The Greenovations project phase 1 aimed to establish a supportive framework for the green innovation and entrepreneurship ecosystem across Africa by developing structures that help green enterprises grow, mature and attract significant capital. Its primary goal was to support youth and women entrepreneurs engaged in 5 green sectors (Renewable Energy, Waste Management, Climate Smart Agriculture, Climate Action and Water Management) to ideate and develop their business ideas into early-stage start-ups and scale up their enterprises.

Greenovations Africa 2

This project connects Africa and Latin America to address the nexus of care, climate, and climate finance. The project aims to bridge unpaid care work and climate financing to empower grassroot women entrepreneurs and opportunity entrepreneurs as leaders in climate action.

The project recognizes that while women are essential drivers of grassroots climate action in sectors such as agriculture, energy, and waste management, their efforts are often hindered by systemic barriers. By bridging the gap between global climate finance frameworks and the local realities of women entrepreneurs, this project seeks to build a more inclusive, gender-just, and climate-resilient economy.

Addressing the Challenges of Women Green Entrepreneurs

Women entrepreneurs in Africa and Latin America face unique hurdles that restrict their ability to grow sustainable businesses. The project identifies several key challenges:

  • Unpaid Care Responsibilities: Caregiving and household management roles often compete with income-generating activities.
  • Climate Change Burdens: Environmental shifts amplify the time and effort required for resource management, further straining women’s time.
  • Financial Exclusion: Current climate finance models frequently fail to account for entrepreneurs operating informally or at the community level.

Strategic Objectives

One of the core objective of Greenovations Africa 2 is to create a model that quantifies women’s environmental contributions while improving their access to vital resources. Specific objectives include:

Documenting Impact

Assessing how unpaid care work affects the business trajectories of women in green sectors.

Quantifying Contributions

Developing tools to measure and communicate the positive climate impact of female-led ventures.

Co-designing Solutions

Collaborating directly with entrepreneurs to create tools that alleviate care burdens and simplify climate finance requirements.

Policy Advocacy

Engaging global and regional stakeholders to ensure that evidence-based findings lead to institutional and policy changes.

The 5R Framework for Decent Work

To guide its efforts, the project utilizes Oxfam’s “5R Framework,” which focuses on five critical pillars to support women in the green sector:

  1. Recognize women’s environmental and caregiving contributions.
  2. Reduce the burden of unpaid care work.
  3. Redistribute care responsibilities more equitably.
  4. Reward women’s labor and environmental stewardship fairly.
  5. Represent women’s interests in policy and financial decision-making.

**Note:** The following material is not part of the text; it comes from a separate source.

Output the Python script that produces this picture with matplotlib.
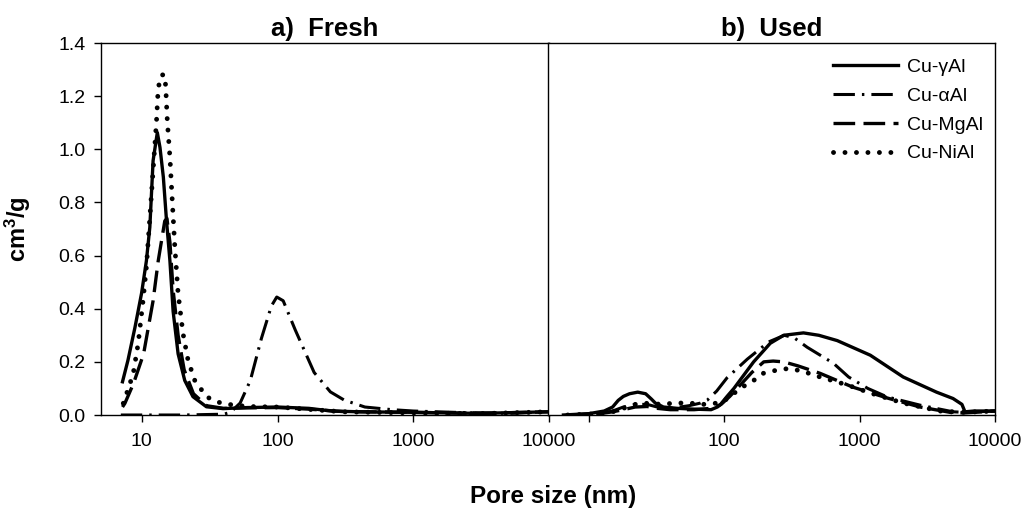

Innovation and Expected Outcomes

Greenovations Africa 2 will deliver a suite of digital and research-based tools designed for scaling and long-term impact, including:

  • Digital Platforms: Showcasing the climate contributions of women in both urban and informal rural settings.
  • Research & Case Studies: Comparative reports on the entrepreneurial journeys of women across two continents.
  • Policy & Advocacy Tools: Briefs and roadmaps intended to influence governments and financial institutions toward gender-responsive climate strategies.
  • Knowledge Exchange: Capacity-building workshops and a platform connecting partners in Africa and Latin America.

Co-creative Gender Just Solutions

Digital platform to collect showcase and quantify evidence of grassroot and women in informal women’s positive climate action contribution:

  • Incubation of 20 care solutions of opportunity women entrepreneurs
  • Co-creation of 50 care solutions with grassroots rural women entrepreneurs
  • Co-creation of 50 care solutions with women entrepreneurs in the informal urban settings
  • Knowledge Exchange Community between Africa and Latin America on practices and solutions related to care.

Institutional Collaboration

The project is led by a consortium of experts from the United Nations University Vice Rectorate in Europe (UNU-VIE), in partnership with Fundación Avina, the UNFCCC, the Women Entrepreneurship Access Centre (WEAC), and the Nigeria Climate Innovation Centre (NCIC). This initiative is made possible through funding from the International Development Research Centre (IDRC).